Darryn Peterson’s Kansas season is one of the strangest stories in sports right now
For the record, earlier this season I was fully on board with Darryn Peterson being the best player in the country and a legitimate candidate for the number one pick. Especially after that performance against BYU where he went head to head with AJ Dybantsa and looked every bit like the generational talent people were saying he was.
My tone has shifted a little.
Here is what Bill Self had to say about Darryn Peterson recently:
Bill Self on Darryn Peterson:
— The Field of 68 (@TheFieldOf68) February 20, 2026
"He hasn't finished games… The bottom line is, there is a way to change the narrative: Play. Finish. That's the way to get people to quit talking." 👀
(🎥: @KUsports) pic.twitter.com/71bbB7sD7q
That is your head coach, publicly, telling your projected top draft pick to just finish basketball games. That is not a normal thing to have to say.
For context, Darryn Peterson has missed 11 games this season and sat out extended stretches in several others. The injury list reads like a rotating buffet of lower-body issues: hamstring, quad, cramping, ankle sprain, illness. None of them catastrophic on their own. All of them together start to paint a picture that is at minimum worth paying attention to.

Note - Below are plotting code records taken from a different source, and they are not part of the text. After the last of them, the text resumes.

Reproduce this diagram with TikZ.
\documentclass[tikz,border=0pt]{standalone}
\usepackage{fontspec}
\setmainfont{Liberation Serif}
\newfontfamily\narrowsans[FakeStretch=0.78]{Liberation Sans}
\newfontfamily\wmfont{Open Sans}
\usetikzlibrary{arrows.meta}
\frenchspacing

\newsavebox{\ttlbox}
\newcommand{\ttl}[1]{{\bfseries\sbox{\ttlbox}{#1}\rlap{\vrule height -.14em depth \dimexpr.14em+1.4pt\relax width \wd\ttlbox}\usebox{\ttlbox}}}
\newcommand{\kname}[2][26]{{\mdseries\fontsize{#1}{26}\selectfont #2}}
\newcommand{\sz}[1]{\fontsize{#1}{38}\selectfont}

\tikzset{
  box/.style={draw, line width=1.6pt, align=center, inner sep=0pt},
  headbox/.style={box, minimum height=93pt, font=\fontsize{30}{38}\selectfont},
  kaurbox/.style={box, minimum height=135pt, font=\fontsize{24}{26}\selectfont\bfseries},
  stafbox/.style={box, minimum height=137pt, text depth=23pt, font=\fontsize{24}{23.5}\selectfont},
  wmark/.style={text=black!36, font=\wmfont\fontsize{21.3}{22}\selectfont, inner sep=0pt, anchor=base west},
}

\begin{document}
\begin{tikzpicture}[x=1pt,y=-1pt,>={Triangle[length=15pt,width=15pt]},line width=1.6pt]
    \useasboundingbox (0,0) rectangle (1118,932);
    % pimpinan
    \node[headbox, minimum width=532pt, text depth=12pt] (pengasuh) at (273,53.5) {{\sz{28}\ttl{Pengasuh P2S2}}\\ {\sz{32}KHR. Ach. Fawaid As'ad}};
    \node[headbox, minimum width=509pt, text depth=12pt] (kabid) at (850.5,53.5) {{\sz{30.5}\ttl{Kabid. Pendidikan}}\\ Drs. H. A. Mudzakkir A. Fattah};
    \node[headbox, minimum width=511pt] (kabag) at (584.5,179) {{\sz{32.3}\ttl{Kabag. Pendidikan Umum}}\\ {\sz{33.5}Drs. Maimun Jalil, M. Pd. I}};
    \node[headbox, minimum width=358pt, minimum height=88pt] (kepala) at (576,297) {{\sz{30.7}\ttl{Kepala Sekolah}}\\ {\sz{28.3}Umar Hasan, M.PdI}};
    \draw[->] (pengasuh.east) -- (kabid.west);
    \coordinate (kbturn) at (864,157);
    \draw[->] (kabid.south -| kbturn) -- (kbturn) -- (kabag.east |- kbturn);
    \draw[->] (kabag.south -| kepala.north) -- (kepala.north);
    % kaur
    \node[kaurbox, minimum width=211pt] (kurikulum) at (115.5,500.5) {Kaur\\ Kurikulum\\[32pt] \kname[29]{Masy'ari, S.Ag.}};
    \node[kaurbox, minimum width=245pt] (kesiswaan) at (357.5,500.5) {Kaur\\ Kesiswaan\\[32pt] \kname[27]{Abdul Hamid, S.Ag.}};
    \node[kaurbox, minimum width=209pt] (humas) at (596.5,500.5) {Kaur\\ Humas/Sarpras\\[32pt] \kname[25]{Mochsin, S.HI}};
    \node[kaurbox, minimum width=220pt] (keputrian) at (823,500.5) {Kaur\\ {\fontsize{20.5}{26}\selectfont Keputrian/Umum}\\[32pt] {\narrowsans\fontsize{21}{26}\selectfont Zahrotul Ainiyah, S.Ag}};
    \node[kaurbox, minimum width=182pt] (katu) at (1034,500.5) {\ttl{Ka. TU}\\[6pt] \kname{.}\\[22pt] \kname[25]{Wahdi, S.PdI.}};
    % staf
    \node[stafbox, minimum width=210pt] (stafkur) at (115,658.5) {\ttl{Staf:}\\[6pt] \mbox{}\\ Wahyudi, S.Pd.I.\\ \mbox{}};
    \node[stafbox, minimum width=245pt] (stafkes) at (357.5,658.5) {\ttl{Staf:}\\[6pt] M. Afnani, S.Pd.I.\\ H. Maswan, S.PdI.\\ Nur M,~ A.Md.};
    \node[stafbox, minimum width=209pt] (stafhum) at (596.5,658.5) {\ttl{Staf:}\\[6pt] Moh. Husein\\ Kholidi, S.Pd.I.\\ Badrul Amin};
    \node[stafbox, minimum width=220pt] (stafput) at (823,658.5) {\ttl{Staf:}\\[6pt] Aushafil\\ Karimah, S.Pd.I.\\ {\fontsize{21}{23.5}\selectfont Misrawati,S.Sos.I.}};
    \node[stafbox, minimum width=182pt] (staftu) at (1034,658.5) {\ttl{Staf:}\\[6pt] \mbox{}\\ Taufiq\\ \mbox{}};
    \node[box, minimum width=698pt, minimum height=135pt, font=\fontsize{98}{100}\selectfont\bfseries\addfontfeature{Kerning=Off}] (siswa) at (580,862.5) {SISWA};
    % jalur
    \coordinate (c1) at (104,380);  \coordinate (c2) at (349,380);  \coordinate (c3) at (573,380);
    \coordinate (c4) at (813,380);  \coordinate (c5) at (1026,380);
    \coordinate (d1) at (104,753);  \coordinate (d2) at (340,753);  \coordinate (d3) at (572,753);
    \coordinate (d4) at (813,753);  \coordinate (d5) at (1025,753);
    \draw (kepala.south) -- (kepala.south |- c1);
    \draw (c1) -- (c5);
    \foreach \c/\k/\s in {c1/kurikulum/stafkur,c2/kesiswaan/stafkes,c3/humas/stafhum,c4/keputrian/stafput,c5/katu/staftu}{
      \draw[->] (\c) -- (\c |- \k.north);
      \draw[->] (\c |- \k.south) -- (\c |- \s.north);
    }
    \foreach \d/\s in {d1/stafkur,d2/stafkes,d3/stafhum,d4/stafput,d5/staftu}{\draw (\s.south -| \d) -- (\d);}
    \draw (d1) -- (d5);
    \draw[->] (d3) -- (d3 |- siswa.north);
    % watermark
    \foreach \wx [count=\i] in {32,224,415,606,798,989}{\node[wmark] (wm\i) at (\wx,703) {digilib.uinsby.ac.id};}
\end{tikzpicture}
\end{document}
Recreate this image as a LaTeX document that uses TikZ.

And then Self drops this line: “The kid is a winner, and he’s a warrior. He’s gone through some stuff that not too many people go through nor does anybody really know all the details about what’s going on.”
Nobody really knows all the details. That is the part that sticks. That is not how coaches talk about a routine hamstring. That is how coaches talk about something being carefully managed behind the scenes.
Here is my honest read on the whole thing.
I think this is calculated. I think someone in Peterson’s camp, likely an agent, has made the decision that when you are projected at the top of the draft, your job is not to grind through February games at Kansas.
Your job is to get to draft night healthy and in one piece. Which sounds awful when you say it out loud, but it is also the cold reality of modern draft culture. The stakes are too high to risk anything.
A Minor Flashback But Not a Red Flag…
Now, as a Sixers fan, there is always going to be a small irrational voice in the back of my head when a top prospect has mysterious availability issues. The Markelle Fultz memories do not go away easily. The shoulder, the hitch in his shot, the questions about whether it was physical or mental. My stomach turns just thinking about it.
But this is not that. Peterson’s mechanics are fine. His confidence looks intact. He is a 6’6 guard who can score from everywhere on the floor and his talent is not in question.
This feels like precaution, not dysfunction. Managed, not broken.
Awkward back and forth between Darryn Peterson & Bill Self
That said, it is still bizarre. Players do not normally check themselves out of games at the college level when they are healthy enough to play. And the press conference interactions between Darryn Peterson and Self have been genuinely awkward in a way that is hard to ignore.
There is something going on there beneath the surface, even if it never fully comes out. Whether that matters on draft night is a different conversation. But it is worth watching.